Monday, August 8, 2011

Distinguish between AGM and EGM

Annual general meetings (AGMs) are a part of the normal financial calendar for all limited companies and take place on the occasion of the year-end results presentation and the publication of the annual report.

Extraordinary general meetings are called to discuss strategic and other issues with shareholders outside the normal financial calendar.


Both types of meetings are formal meetings between company directors and the shareholders of the company. They typically involve presentations by the board (typically the chairman and/or CEO) and a chance for shareholders to question the board.

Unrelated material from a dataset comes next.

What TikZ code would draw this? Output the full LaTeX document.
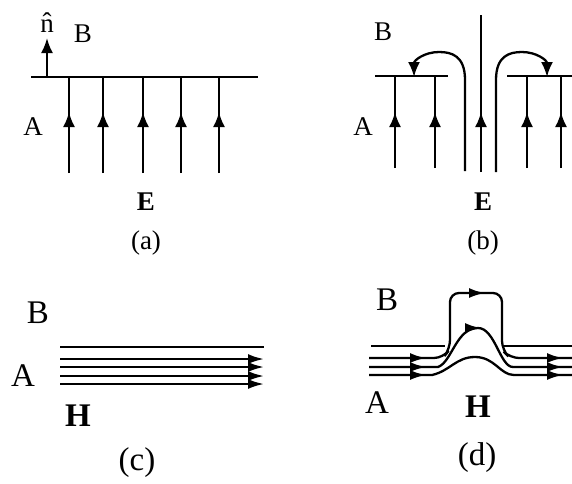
\documentclass[tikz,border=0pt]{standalone}
\usepackage{fontspec}
\setmainfont{Liberation Serif}
\usetikzlibrary{arrows.meta}

\begin{document}
\begin{tikzpicture}[x=1pt,y=-1pt,
    fieldline/.style={line width=2.3pt},
    plate/.style={line width=2.6pt},
    uptip/.style={-{Latex[length=15pt,width=12pt]}},
    htip/.style={-{Latex[length=16pt,width=10pt]}},
    lbl/.style={font=\fontsize{27}{31}\selectfont, inner sep=0pt},
    biglbl/.style={font=\fontsize{33}{38}\selectfont, inner sep=0pt}]
    \useasboundingbox (0,0) rectangle (572,483);

    % (a) E normal to a flat boundary
    \draw[plate] (31,77) -- (258,77);
    \draw[fieldline, uptip] (47,77) -- (47,38);
    \foreach \xa in {69,103,143,181,219} {
        \draw[fieldline] (\xa,173) -- (\xa,78);
        \draw[fieldline, uptip] (\xa,130) -- (\xa,112);
    }
    \node[lbl, anchor=base] (nhat) at (47,32) {\^{n}};
    \node[lbl] (Ba) at (83,34) {B};
    \node[lbl] (Aa) at (33,127) {A};
    \node[lbl] (Ea) at (146,202) {\textbf{E}};
    \node[lbl] (capa) at (146,243) {(a)};

    % (b) E at a slot in the boundary
    \draw[plate] (375,76) -- (448,76);
    \draw[plate] (507,76) -- (572,76);
    \foreach \xb in {395,435,527,561} {
        \draw[fieldline] (\xb,168) -- (\xb,77);
        \draw[fieldline, uptip] (\xb,130) -- (\xb,112);
    }
    \draw[fieldline] (481,172) -- (481,15);
    \draw[fieldline, uptip] (481,130) -- (481,112);
    \draw[fieldline, uptip] (465,171) -- (465,80)
        .. controls (465,56) and (452,52) .. (439,52)
        .. controls (425,52) and (414,60) .. (414,77);
    \draw[fieldline, uptip] (496,172) -- (496,80)
        .. controls (496,56) and (509,52) .. (522,52)
        .. controls (536,52) and (547,60) .. (547,77);
    \node[lbl] (Bb) at (383,32) {B};
    \node[lbl] (Ab) at (363,127) {A};
    \node[lbl] (Eb) at (483,202) {\textbf{E}};
    \node[lbl] (capb) at (483,243) {(b)};

    % (c) H parallel to a flat boundary
    \draw[plate] (60,347) -- (264,347);
    \foreach \yc in {359,367,376,384} {
        \draw[fieldline, htip] (60,\yc) -- (264,\yc);
    }
    \node[biglbl] (Bc) at (38,313) {B};
    \node[biglbl] (Ac) at (23,376) {A};
    \node[biglbl] (Hc) at (78,416) {\textbf{H}};
    \node[biglbl] (capc) at (137,463) {(c)};

    % (d) H at a bump in the boundary
    \draw[plate] (371,346) -- (445,346);
    \draw[plate] (503,346) -- (572,346);
    \draw[fieldline, rounded corners=9pt] (369,358) -- (443,358)
        -- (450,349) -- (450,293) -- (502,293)
        -- (502,350) -- (510,358) -- (572,358);
    \draw[fieldline] (369,367) -- (438,367)
        .. controls (452,362) and (456,328) .. (478,328)
        .. controls (495,328) and (500,367) .. (513,367) -- (572,367);
    \draw[fieldline] (369,375) -- (432,375)
        .. controls (450,371) and (456,357) .. (475,357)
        .. controls (495,357) and (500,375) .. (514,375) -- (572,375);
    \foreach \yd in {358,367,375} {
        \draw[fieldline, htip] (405,\yd) -- (426,\yd);
        \draw[fieldline, htip] (542,\yd) -- (563,\yd);
    }
    \draw[fieldline, htip] (468,293) -- (485,293);
    \draw[fieldline, htip] (470,328) -- (481,328);
    \node[biglbl] (Bd) at (387,300) {B};
    \node[biglbl] (Ad) at (377,403) {A};
    \node[biglbl] (Hd) at (478,407) {\textbf{H}};
    \node[biglbl] (capd) at (477,458) {(d)};
\end{tikzpicture}
\end{document}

The AGM is a formal part of a company financial year. Its purpose is to allow the board to present the year’s results, discuss the outlook for the coming year, present the formal, audited accounts and to have the final dividend and directors’ emoluments approved by shareholders. Shareholder approval is signalled by the passing of resolutions in which shareholders vote in proportion to their holdings. It is usual for the board to make a recommendation and then seek approval of that recommendation by shareholders. The dividend per share, for example, is recommended by the board but only paid after approval by the shareholders at the AGM. Institutional shareholders may employ proxy voting if they are unable to attend in person.

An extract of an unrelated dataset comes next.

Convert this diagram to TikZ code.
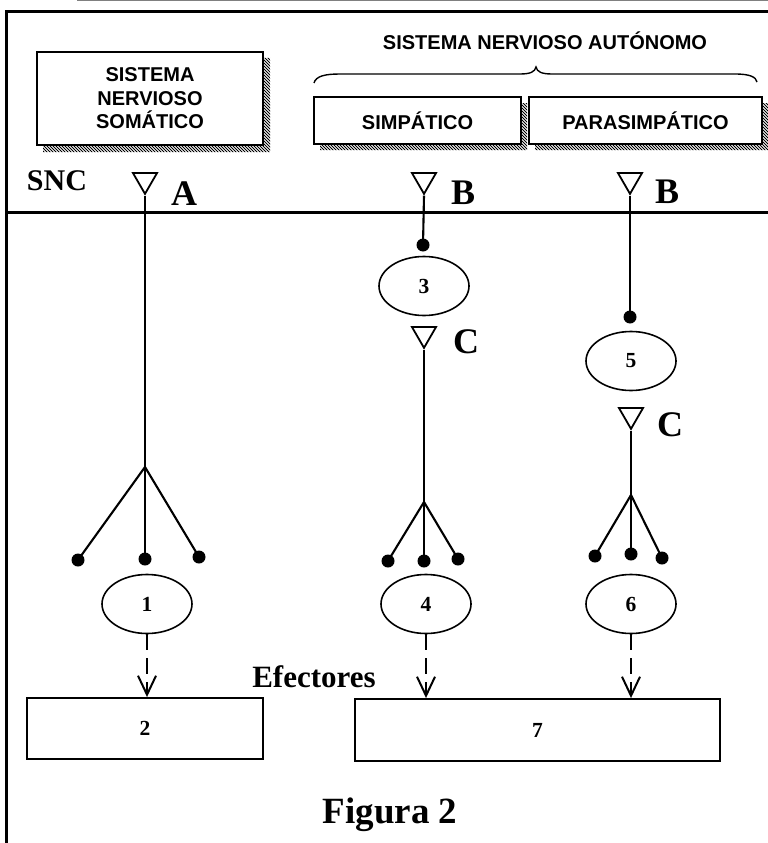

Extraordinary meetings are called when issues need to be discussed and approved that cannot wait until the next AGM. A full year can be a very long time. In some business environments when events necessitate substantial change or a major threat, an EGM is sometimes called. Management may want a shareholder mandate for a particular strategic move, such as for a merger or acquisition. Other major issues that might threaten shareholder value may also lead to an EGM such as a ‘whistleblower’ disclosing information that might undermine shareholders’ confidence in the board of directors.